Building a RAID Array with USB Drives
If you asked what I was thinking about at any given moment, there’s a decent chance I’d say RAID, USB drives, and how confusing it all is. This past week I built a RAID array using USB drives after seeing a post by Darko.
This is a walkthrough of how I set it up, which RAID level I went with, and what I learned along the way.
Backup… RAID?
Redundant Array of Independent Disks or RAID, is a technology that allows multiple hard drives or solid-state drives to be combined into a single unit to improve performance, provide data redundancy, or both.
RAID has always been an interesting topic to me, one I wish I had paid more attention to in computer science class, largely because of how practical it can be for data centers or anyone running on-prem.
RAID has several levels (0 through 6). I considered two when embarking on this project: RAID 1 and RAID 5.
RAID 1
RAID 1 appealed to me because it is primarily focused on creating a redundant copy of data. I run a media server, and one more backup never hurts.
Worth noting: RAID 1 does not use parity or striping, so if both drives fail, the data is gone and there is no way to reconstruct it.

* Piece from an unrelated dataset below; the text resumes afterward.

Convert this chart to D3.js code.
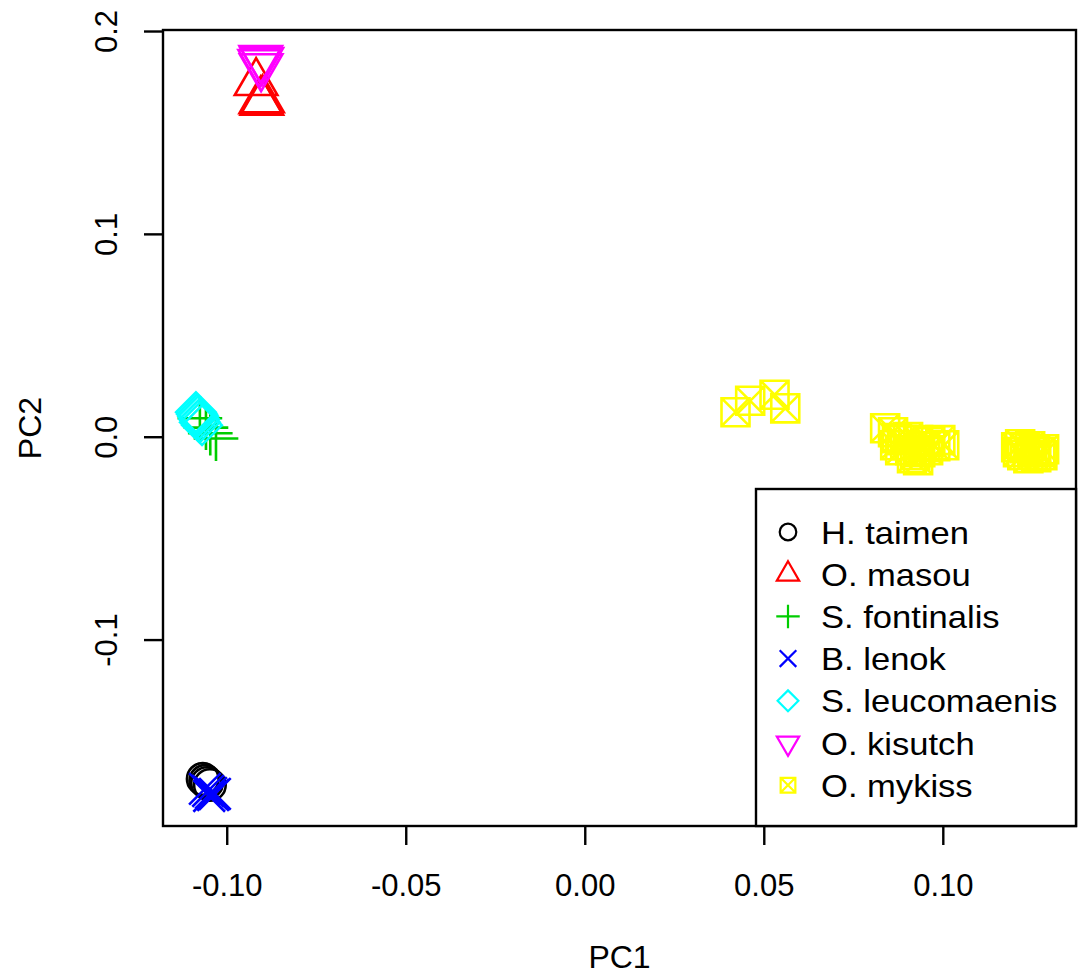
<!DOCTYPE html>
<html>
<head>
<meta charset="utf-8">
<script src="https://cdn.jsdelivr.net/npm/d3@7"></script>
<style>
  body { margin: 0; background: #fff; }
  text { font-family: "Liberation Sans", Arial, sans-serif; }
</style>
</head>
<body>
<svg id="plot"></svg>
<script>
// species, in legend order
const species = ["H. taimen", "O. masou", "S. fontinalis", "B. lenok", "S. leucomaenis", "O. kisutch", "O. mykiss"];
const colors = ["#000000", "#FF0000", "#00CD00", "#0000FF", "#00FFFF", "#FF00FF", "#FFFF00"];
const shapes = ["circle", "triUp", "plus", "cross", "diamond", "triDown", "squareX"];

// PC scores, one array per species: [PC1, PC2]
const taimen = [[-0.1067, -0.1687], [-0.1055, -0.1707], [-0.1047, -0.1717], [-0.1060, -0.1697]];
const masou = [[-0.0918, 0.1745], [-0.0905, 0.1655], [-0.0900, 0.1660], [-0.0902, 0.1648]];
const fontinalis = [[-0.1075, 0.0091], [-0.1058, 0.0045], [-0.1046, 0.0017], [-0.1030, -0.0009]];
const lenok = [[-0.1061, -0.1736], [-0.1052, -0.1746], [-0.1044, -0.1756], [-0.1038, -0.1766], [-0.1049, -0.1771], [-0.1033, -0.1761]];
const leucomaenis = [[-0.1086, 0.0121], [-0.1083, 0.0111], [-0.1080, 0.0101], [-0.1077, 0.0086], [-0.1075, 0.0071], [-0.1069, 0.0057]];
const kisutch = [[-0.0905, 0.1865], [-0.0902, 0.1855], [-0.0908, 0.1845], [-0.0904, 0.1825]];
const mykiss = [
  [0.0421, 0.0121], [0.0462, 0.0177], [0.0530, 0.0207], [0.0560, 0.0140],
  [0.0839, 0.0042], [0.0861, 0.0022], [0.0872, -0.0007], [0.0886, -0.0017], [0.0895, -0.0042],
  [0.0909, -0.0067], [0.0923, -0.0091], [0.0937, -0.0076], [0.0951, -0.0052], [0.0965, -0.0027],
  [0.0993, -0.0017], [0.1004, -0.0042], [0.0881, -0.0067], [0.0914, -0.0106], [0.0931, -0.0116],
  [0.0903, -0.0002], [0.0867, -0.0042], [0.0931, -0.0017], [0.0959, -0.0067], [0.0979, -0.0047],
  [0.1205, -0.0052], [0.1216, -0.0037], [0.1230, -0.0057], [0.1244, -0.0047], [0.1258, -0.0067],
  [0.1272, -0.0076], [0.1283, -0.0062], [0.1222, -0.0091], [0.1239, -0.0106], [0.1261, -0.0101],
  [0.1250, -0.0076], [0.1210, -0.0076], [0.1278, -0.0091]
];
const scores = [taimen, masou, fontinalis, lenok, leucomaenis, kisutch, mykiss];

const xTicks = [-0.10, -0.05, 0.00, 0.05, 0.10];
const xTickLabels = ["-0.10", "-0.05", "0.00", "0.05", "0.10"];
const yTicks = [-0.1, 0.0, 0.1, 0.2];
const yTickLabels = ["-0.1", "0.0", "0.1", "0.2"];

const width = 1079, height = 976;
const margin = {left: 163, right: 3, top: 30, bottom: 150};

const svg = d3.select("#plot").attr("width", width).attr("height", height);

const x = d3.scaleLinear().domain([-0.1178, 0.1372]).range([margin.left, width - margin.right]);
const y = d3.scaleLinear().domain([-0.1919, 0.2005]).range([height - margin.bottom, margin.top]);

// R style point glyphs, r is the base radius
function glyph(shape, r) {
  const p = d3.path();
  if (shape === "circle") {
    p.moveTo(r, 0); p.arc(0, 0, r, 0, 2 * Math.PI);
  } else if (shape === "triUp" || shape === "triDown") {
    const s = shape === "triUp" ? 1 : -1;
    const tr = 1.5551 * r, xc = 1.3468 * r, yc = 0.7776 * r;
    p.moveTo(0, -s * tr); p.lineTo(xc, s * yc); p.lineTo(-xc, s * yc); p.closePath();
  } else if (shape === "plus") {
    const c = Math.SQRT2 * r;
    p.moveTo(-c, 0); p.lineTo(c, 0); p.moveTo(0, -c); p.lineTo(0, c);
  } else if (shape === "cross") {
    p.moveTo(-r, -r); p.lineTo(r, r); p.moveTo(-r, r); p.lineTo(r, -r);
  } else if (shape === "diamond") {
    const c = 1.2533 * r;
    p.moveTo(-c, 0); p.lineTo(0, -c); p.lineTo(c, 0); p.lineTo(0, c); p.closePath();
  } else if (shape === "squareX") {
    const c = 0.8862 * r;
    p.rect(-c, -c, 2 * c, 2 * c);
    p.moveTo(-c, -c); p.lineTo(c, c); p.moveTo(-c, c); p.lineTo(c, -c);
  }
  return p.toString();
}

// points
scores.forEach((pts, i) => {
  svg.append("g").selectAll("path")
    .data(pts)
    .enter()
    .append("path")
    .attr("transform", d => `translate(${x(d[0])},${y(d[1])})`)
    .attr("d", glyph(shapes[i], 15.8))
    .attr("fill", "none")
    .attr("stroke", colors[i])
    .attr("stroke-width", 2.6);
});

// axes
const xAxis = svg.append("g")
  .attr("transform", `translate(0,${height - margin.bottom})`)
  .call(d3.axisBottom(x).tickValues(xTicks).tickFormat((d, i) => xTickLabels[i]).tickSize(19).tickPadding(29));
const yAxis = svg.append("g")
  .attr("transform", `translate(${margin.left},0)`)
  .call(d3.axisLeft(y).tickValues(yTicks).tickFormat((d, i) => yTickLabels[i]).tickSize(19).tickPadding(10));

[xAxis, yAxis].forEach(g => {
  g.select(".domain").remove();
  g.selectAll(".tick line").attr("stroke", "#000").attr("stroke-width", 2.4);
  g.selectAll(".tick text").attr("fill", "#000").style("font-size", "31px");
});
yAxis.selectAll(".tick text")
  .attr("text-anchor", "middle")
  .attr("dy", null)
  .attr("x", null)
  .attr("transform", "translate(-57,0) rotate(-90)")
  .attr("dominant-baseline", "central");

// plot box
svg.append("rect")
  .attr("x", margin.left).attr("y", margin.top)
  .attr("width", width - margin.right - margin.left)
  .attr("height", height - margin.bottom - margin.top)
  .attr("fill", "none").attr("stroke", "#000").attr("stroke-width", 2.4);

// axis titles
svg.append("text")
  .attr("x", (margin.left + width - margin.right) / 2).attr("y", 968)
  .attr("text-anchor", "middle").style("font-size", "32px").text("PC1");
svg.append("text")
  .attr("transform", `translate(41,${(margin.top + height - margin.bottom) / 2}) rotate(-90)`)
  .attr("text-anchor", "middle").style("font-size", "32px").text("PC2");

// legend
const legend = svg.append("g");
legend.append("rect")
  .attr("x", 756).attr("y", 489)
  .attr("width", width - margin.right - 756).attr("height", height - margin.bottom - 489)
  .attr("fill", "#fff").attr("stroke", "#000").attr("stroke-width", 2.4);
const rows = legend.selectAll("g.row")
  .data(species)
  .enter()
  .append("g")
  .attr("class", "row")
  .attr("transform", (d, i) => `translate(788,${532 + i * 42.2})`);
rows.append("path")
  .attr("d", (d, i) => glyph(shapes[i], 8.3))
  .attr("fill", "none")
  .attr("stroke", (d, i) => colors[i])
  .attr("stroke-width", 2.2);
rows.append("text")
  .attr("transform", "translate(33,0) scale(1.08,1)")
  .attr("dy", "0.36em")
  .style("font-size", "32px")
  .text(d => d);
</script>
</body>
</html>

Some limitations that made it less viable for me:
- Capacity: only 50% of total capacity is usable. With two 1 TB USB sticks, you get 1 TB, not 2.
- Cost: this project was supposed to be quick and fun. Buying five 1 TB USB drives starts to feel less like a fun weekend project, and storage prices haven’t exactly been friendly.
- Write performance is only as fast as each individual drive.
RAID 5
RAID 5 was a lot more appealing. It combines block-level striping with distributed parity, which ensures that if a single drive fails, reads can still be serviced using the parity data spread across the remaining drives.
Additionally, if one drive fails it can be rebuilt using the distributed parity,though the rebuild process can take a while.
Fun fact
While writing this, one of the drives actually failed :)
You can think of Raid5’s fault tolerance as something like this:
Unlike RAID 1, the total usable space is (N−1), so i you had six drives(128GB ) five would be usable and you get 512 GiB capacity while one is dedicated for parity.
Assembling the array was fairly straightforward. Unfortunately I am not made of gold, and hardware RAID controllers could run anywhere from 50 to 400(USD)+.
Thankfully, Linux has a software implementation of this via a command-line utility called mdadm:
mdadm --create /dev/md0 --level=5 --raid-devices=5 /dev/sd[abcde]
checking on my drives it looked something like this
sudo mdadm --detail /dev/md0
/dev/md0:
Version : 1.2
Creation Time : Mon Apr 27 00:33:56 2026
Raid Level : raid5
Array Size : 393010176 (374.80 GiB 402.44 GB)
Used Dev Size : 131003392 (124.93 GiB 134.15 GB)
Raid Devices : 4
Total Devices : 4
Persistence : Superblock is persistent
Intent Bitmap : Internal
Update Time : Mon Apr 27 08:46:12 2026
State : clean
Active Devices : 4
Working Devices : 4
Failed Devices : 0
Spare Devices : 0
Layout : left-symmetric
Chunk Size : 512K
Consistency Policy : bitmap
Name : somehost:0 (local to host somehost)
UUID : b7434282:0d0a0d25:138beec6:7b594ed3
Events : 3844
Number Major Minor RaidDevice State
0 8 17 0 active sync /dev/sdb1
1 8 33 1 active sync /dev/sdc1
2 8 49 2 active sync /dev/sdd1
4 8 65 3 active sync /dev/sde1
physically my array ended up looking something like this:
Closing thoughts
RAID is an incredible technology, and this short experiemnt really allowed me to explore and get a better sense of how to reason about data availability requirments on small scale.
In the future i would attempt a more serious version of this for backups and probably write a follow up post.
Until then happy hacking.
Notes
Striping the technique of splitting data across drives at the block level
Notes
- Hamming code is the error-correcting math behind how parity bits work.
- Worth reading Digital Ocean’s tutorial on RAID